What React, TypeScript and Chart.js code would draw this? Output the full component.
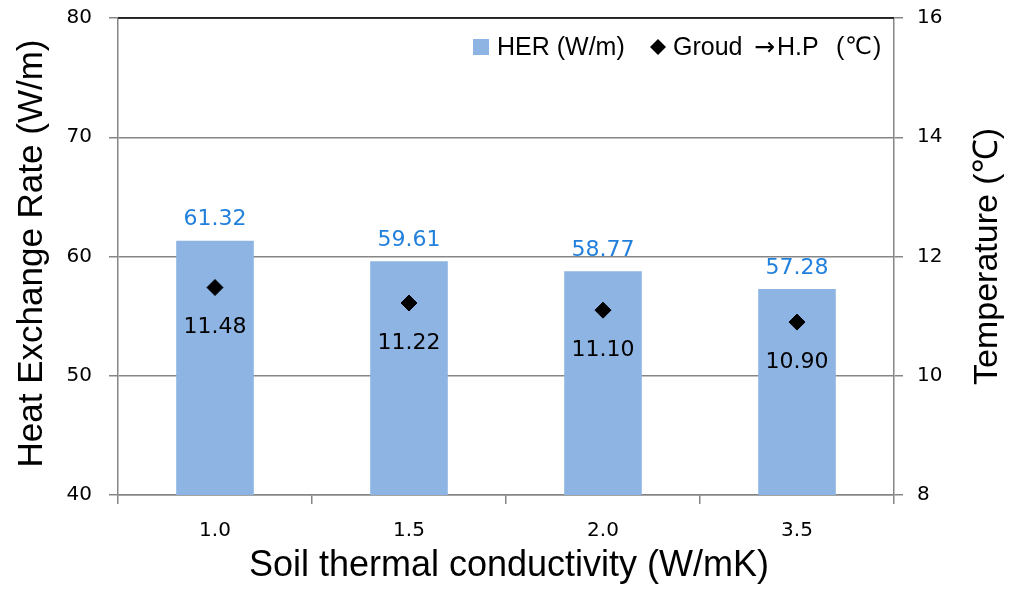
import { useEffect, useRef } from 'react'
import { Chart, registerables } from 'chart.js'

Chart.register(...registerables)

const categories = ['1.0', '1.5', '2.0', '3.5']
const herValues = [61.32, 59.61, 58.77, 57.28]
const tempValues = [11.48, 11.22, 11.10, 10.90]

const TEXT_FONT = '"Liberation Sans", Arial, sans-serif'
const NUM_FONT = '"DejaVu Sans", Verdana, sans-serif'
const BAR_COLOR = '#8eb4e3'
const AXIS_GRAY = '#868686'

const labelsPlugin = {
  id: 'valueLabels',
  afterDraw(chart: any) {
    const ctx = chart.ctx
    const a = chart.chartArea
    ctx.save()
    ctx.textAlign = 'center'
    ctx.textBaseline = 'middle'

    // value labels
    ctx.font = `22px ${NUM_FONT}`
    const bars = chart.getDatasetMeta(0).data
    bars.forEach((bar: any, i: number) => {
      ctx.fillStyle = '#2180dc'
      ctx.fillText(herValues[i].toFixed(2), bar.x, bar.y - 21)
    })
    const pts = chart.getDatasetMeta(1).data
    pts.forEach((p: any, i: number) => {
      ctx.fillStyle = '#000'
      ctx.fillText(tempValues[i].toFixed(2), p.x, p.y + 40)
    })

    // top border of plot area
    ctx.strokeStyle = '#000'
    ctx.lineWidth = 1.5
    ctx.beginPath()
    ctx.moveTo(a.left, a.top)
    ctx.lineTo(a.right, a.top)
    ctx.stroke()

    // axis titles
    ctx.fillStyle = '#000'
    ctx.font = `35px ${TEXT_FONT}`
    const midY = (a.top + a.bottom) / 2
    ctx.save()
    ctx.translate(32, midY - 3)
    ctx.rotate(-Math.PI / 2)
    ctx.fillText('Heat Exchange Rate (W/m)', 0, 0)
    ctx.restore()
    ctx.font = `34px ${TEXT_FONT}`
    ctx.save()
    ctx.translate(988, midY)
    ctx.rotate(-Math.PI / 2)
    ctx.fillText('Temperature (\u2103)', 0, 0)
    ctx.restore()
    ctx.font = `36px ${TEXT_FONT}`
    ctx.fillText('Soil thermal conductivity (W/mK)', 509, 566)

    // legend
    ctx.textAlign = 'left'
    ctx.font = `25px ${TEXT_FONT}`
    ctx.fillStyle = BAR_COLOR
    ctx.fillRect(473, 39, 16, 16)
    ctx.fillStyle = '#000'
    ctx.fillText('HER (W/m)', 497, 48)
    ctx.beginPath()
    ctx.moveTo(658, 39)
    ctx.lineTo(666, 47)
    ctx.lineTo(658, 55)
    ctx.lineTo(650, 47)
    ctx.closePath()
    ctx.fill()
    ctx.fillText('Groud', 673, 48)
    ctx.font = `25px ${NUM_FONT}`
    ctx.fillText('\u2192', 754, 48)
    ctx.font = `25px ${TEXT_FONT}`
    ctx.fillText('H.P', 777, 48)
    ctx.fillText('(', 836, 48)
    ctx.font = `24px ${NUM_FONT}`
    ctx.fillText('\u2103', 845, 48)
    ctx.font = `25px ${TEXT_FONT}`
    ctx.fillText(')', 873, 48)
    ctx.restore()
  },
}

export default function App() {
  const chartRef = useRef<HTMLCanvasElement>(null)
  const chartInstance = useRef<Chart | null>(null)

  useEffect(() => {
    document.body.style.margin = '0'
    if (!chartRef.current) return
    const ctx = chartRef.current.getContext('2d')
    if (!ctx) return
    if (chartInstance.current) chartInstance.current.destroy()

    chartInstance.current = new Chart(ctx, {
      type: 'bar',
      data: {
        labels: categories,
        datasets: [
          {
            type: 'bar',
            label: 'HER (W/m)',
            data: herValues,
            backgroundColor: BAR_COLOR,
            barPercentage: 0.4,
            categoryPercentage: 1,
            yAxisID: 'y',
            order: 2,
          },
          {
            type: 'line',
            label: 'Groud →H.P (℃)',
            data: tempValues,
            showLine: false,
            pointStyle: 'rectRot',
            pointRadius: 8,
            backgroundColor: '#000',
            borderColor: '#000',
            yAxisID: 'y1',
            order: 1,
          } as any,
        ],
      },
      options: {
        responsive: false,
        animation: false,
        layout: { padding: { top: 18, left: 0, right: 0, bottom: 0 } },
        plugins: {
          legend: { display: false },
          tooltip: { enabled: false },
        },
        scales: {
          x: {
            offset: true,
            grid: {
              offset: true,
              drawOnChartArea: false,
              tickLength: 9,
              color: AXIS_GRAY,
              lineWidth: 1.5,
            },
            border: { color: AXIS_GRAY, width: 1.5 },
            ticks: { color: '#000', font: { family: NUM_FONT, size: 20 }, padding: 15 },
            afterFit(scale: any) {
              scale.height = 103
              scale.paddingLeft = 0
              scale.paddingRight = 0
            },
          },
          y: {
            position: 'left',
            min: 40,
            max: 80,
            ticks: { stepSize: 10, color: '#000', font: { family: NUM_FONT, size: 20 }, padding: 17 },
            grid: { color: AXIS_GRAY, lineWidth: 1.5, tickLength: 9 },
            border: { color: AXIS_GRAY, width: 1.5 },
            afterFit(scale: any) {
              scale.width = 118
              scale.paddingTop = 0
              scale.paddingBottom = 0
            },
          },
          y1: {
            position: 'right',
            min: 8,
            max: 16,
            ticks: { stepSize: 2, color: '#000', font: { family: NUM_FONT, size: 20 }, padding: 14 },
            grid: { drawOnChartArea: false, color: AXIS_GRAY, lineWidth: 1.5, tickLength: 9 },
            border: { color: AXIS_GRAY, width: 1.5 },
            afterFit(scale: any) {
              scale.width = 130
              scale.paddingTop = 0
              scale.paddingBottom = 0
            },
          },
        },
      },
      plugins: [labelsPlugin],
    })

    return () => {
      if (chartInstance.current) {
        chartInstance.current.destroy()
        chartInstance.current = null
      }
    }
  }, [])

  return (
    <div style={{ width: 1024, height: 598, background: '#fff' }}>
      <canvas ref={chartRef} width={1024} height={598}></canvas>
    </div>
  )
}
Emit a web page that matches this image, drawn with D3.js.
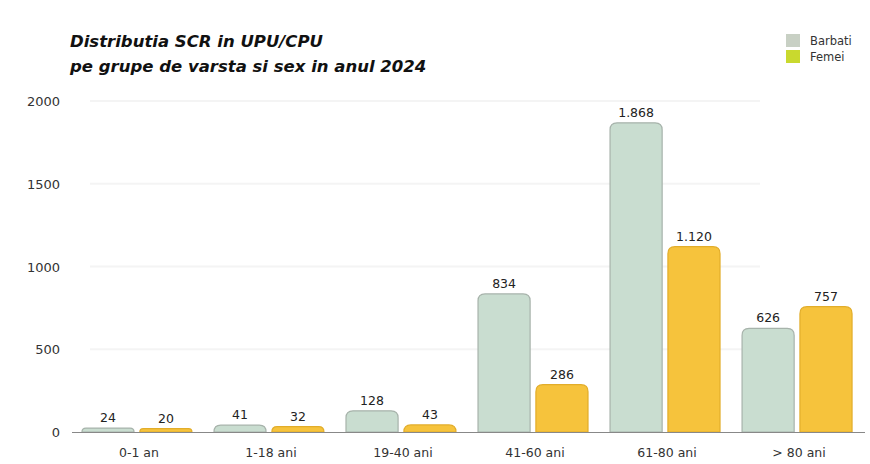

**Goal**
Repeat the listing in full and exactly. Leave any pictures out.

**Result**
What React, TypeScript and Chart.js code would draw this? Output the full component.
import { useEffect, useRef } from 'react'
import { Chart, registerables } from 'chart.js'

Chart.register(...registerables)

const categories = ['1.0', '1.5', '2.0', '3.5']
const herValues = [61.32, 59.61, 58.77, 57.28]
const tempValues = [11.48, 11.22, 11.10, 10.90]

const TEXT_FONT = '"Liberation Sans", Arial, sans-serif'
const NUM_FONT = '"DejaVu Sans", Verdana, sans-serif'
const BAR_COLOR = '#8eb4e3'
const AXIS_GRAY = '#868686'

const labelsPlugin = {
  id: 'valueLabels',
  afterDraw(chart: any) {
    const ctx = chart.ctx
    const a = chart.chartArea
    ctx.save()
    ctx.textAlign = 'center'
    ctx.textBaseline = 'middle'

    // value labels
    ctx.font = `22px ${NUM_FONT}`
    const bars = chart.getDatasetMeta(0).data
    bars.forEach((bar: any, i: number) => {
      ctx.fillStyle = '#2180dc'
      ctx.fillText(herValues[i].toFixed(2), bar.x, bar.y - 21)
    })
    const pts = chart.getDatasetMeta(1).data
    pts.forEach((p: any, i: number) => {
      ctx.fillStyle = '#000'
      ctx.fillText(tempValues[i].toFixed(2), p.x, p.y + 40)
    })

    // top border of plot area
    ctx.strokeStyle = '#000'
    ctx.lineWidth = 1.5
    ctx.beginPath()
    ctx.moveTo(a.left, a.top)
    ctx.lineTo(a.right, a.top)
    ctx.stroke()

    // axis titles
    ctx.fillStyle = '#000'
    ctx.font = `35px ${TEXT_FONT}`
    const midY = (a.top + a.bottom) / 2
    ctx.save()
    ctx.translate(32, midY - 3)
    ctx.rotate(-Math.PI / 2)
    ctx.fillText('Heat Exchange Rate (W/m)', 0, 0)
    ctx.restore()
    ctx.font = `34px ${TEXT_FONT}`
    ctx.save()
    ctx.translate(988, midY)
    ctx.rotate(-Math.PI / 2)
    ctx.fillText('Temperature (\u2103)', 0, 0)
    ctx.restore()
    ctx.font = `36px ${TEXT_FONT}`
    ctx.fillText('Soil thermal conductivity (W/mK)', 509, 566)

    // legend
    ctx.textAlign = 'left'
    ctx.font = `25px ${TEXT_FONT}`
    ctx.fillStyle = BAR_COLOR
    ctx.fillRect(473, 39, 16, 16)
    ctx.fillStyle = '#000'
    ctx.fillText('HER (W/m)', 497, 48)
    ctx.beginPath()
    ctx.moveTo(658, 39)
    ctx.lineTo(666, 47)
    ctx.lineTo(658, 55)
    ctx.lineTo(650, 47)
    ctx.closePath()
    ctx.fill()
    ctx.fillText('Groud', 673, 48)
    ctx.font = `25px ${NUM_FONT}`
    ctx.fillText('\u2192', 754, 48)
    ctx.font = `25px ${TEXT_FONT}`
    ctx.fillText('H.P', 777, 48)
    ctx.fillText('(', 836, 48)
    ctx.font = `24px ${NUM_FONT}`
    ctx.fillText('\u2103', 845, 48)
    ctx.font = `25px ${TEXT_FONT}`
    ctx.fillText(')', 873, 48)
    ctx.restore()
  },
}

export default function App() {
  const chartRef = useRef<HTMLCanvasElement>(null)
  const chartInstance = useRef<Chart | null>(null)

  useEffect(() => {
    document.body.style.margin = '0'
    if (!chartRef.current) return
    const ctx = chartRef.current.getContext('2d')
    if (!ctx) return
    if (chartInstance.current) chartInstance.current.destroy()

    chartInstance.current = new Chart(ctx, {
      type: 'bar',
      data: {
        labels: categories,
        datasets: [
          {
            type: 'bar',
            label: 'HER (W/m)',
            data: herValues,
            backgroundColor: BAR_COLOR,
            barPercentage: 0.4,
            categoryPercentage: 1,
            yAxisID: 'y',
            order: 2,
          },
          {
            type: 'line',
            label: 'Groud →H.P (℃)',
            data: tempValues,
            showLine: false,
            pointStyle: 'rectRot',
            pointRadius: 8,
            backgroundColor: '#000',
            borderColor: '#000',
            yAxisID: 'y1',
            order: 1,
          } as any,
        ],
      },
      options: {
        responsive: false,
        animation: false,
        layout: { padding: { top: 18, left: 0, right: 0, bottom: 0 } },
        plugins: {
          legend: { display: false },
          tooltip: { enabled: false },
        },
        scales: {
          x: {
            offset: true,
            grid: {
              offset: true,
              drawOnChartArea: false,
              tickLength: 9,
              color: AXIS_GRAY,
              lineWidth: 1.5,
            },
            border: { color: AXIS_GRAY, width: 1.5 },
            ticks: { color: '#000', font: { family: NUM_FONT, size: 20 }, padding: 15 },
            afterFit(scale: any) {
              scale.height = 103
              scale.paddingLeft = 0
              scale.paddingRight = 0
            },
          },
          y: {
            position: 'left',
            min: 40,
            max: 80,
            ticks: { stepSize: 10, color: '#000', font: { family: NUM_FONT, size: 20 }, padding: 17 },
            grid: { color: AXIS_GRAY, lineWidth: 1.5, tickLength: 9 },
            border: { color: AXIS_GRAY, width: 1.5 },
            afterFit(scale: any) {
              scale.width = 118
              scale.paddingTop = 0
              scale.paddingBottom = 0
            },
          },
          y1: {
            position: 'right',
            min: 8,
            max: 16,
            ticks: { stepSize: 2, color: '#000', font: { family: NUM_FONT, size: 20 }, padding: 14 },
            grid: { drawOnChartArea: false, color: AXIS_GRAY, lineWidth: 1.5, tickLength: 9 },
            border: { color: AXIS_GRAY, width: 1.5 },
            afterFit(scale: any) {
              scale.width = 130
              scale.paddingTop = 0
              scale.paddingBottom = 0
            },
          },
        },
      },
      plugins: [labelsPlugin],
    })

    return () => {
      if (chartInstance.current) {
        chartInstance.current.destroy()
        chartInstance.current = null
      }
    }
  }, [])

  return (
    <div style={{ width: 1024, height: 598, background: '#fff' }}>
      <canvas ref={chartRef} width={1024} height={598}></canvas>
    </div>
  )
}
Emit a web page that matches this image, drawn with D3.js.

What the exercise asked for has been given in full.